During a Pacific storm on 10 January 1992, three 40-foot containers holding 29,000 Friendly Floatees plastic bathtub toys from a Chinese factory were washed off a ship, containing blue turtles, yellow ducks, red beavers, and green frogs. Two-thirds of the toys floated south and landed three months later on the shores of Indonesia, Australia, and South America. The remaining 10,000 toys headed north to Alaska and then completed a full circle back near Japan, caught up in the North Pacific Gyre current as the so-called Great Pacific Garbage Patch. Many of the toys then entered the Bering Strait between Alaska and Russia and were trapped in the Arctic ice. They moved through the ice at a rate of one mile per day, and in 2000 they were sighted in the North Atlantic.
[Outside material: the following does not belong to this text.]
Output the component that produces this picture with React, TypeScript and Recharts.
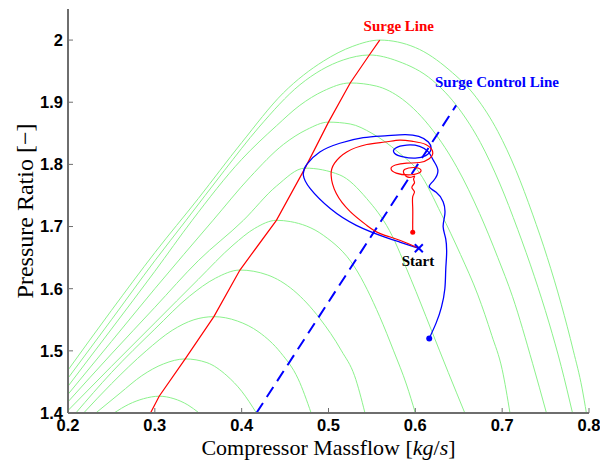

The movement of the toys had been monitored by American oceanographer Curtis Ebbesmeyer. Bleached by sun and seawater, the ducks and beavers had faded to white, but the turtles and frogs had kept their original colours.
Between July and December 2003, The First Years Inc. offered a $100 US savings bond reward to anybody who recovered a Floatee in New England, Canada or Iceland. More of the toys were recovered in 2004 than in any of the preceding three years. However, still more of these toys were predicted to have headed eastward past Greenland and make landfall on the southwestern shores of the United Kingdom in 2007.
These toys were the subject of Donovan Hohn's 2011 book Moby-Duck: The True Story of 28,800 Bath Toys Lost at Sea.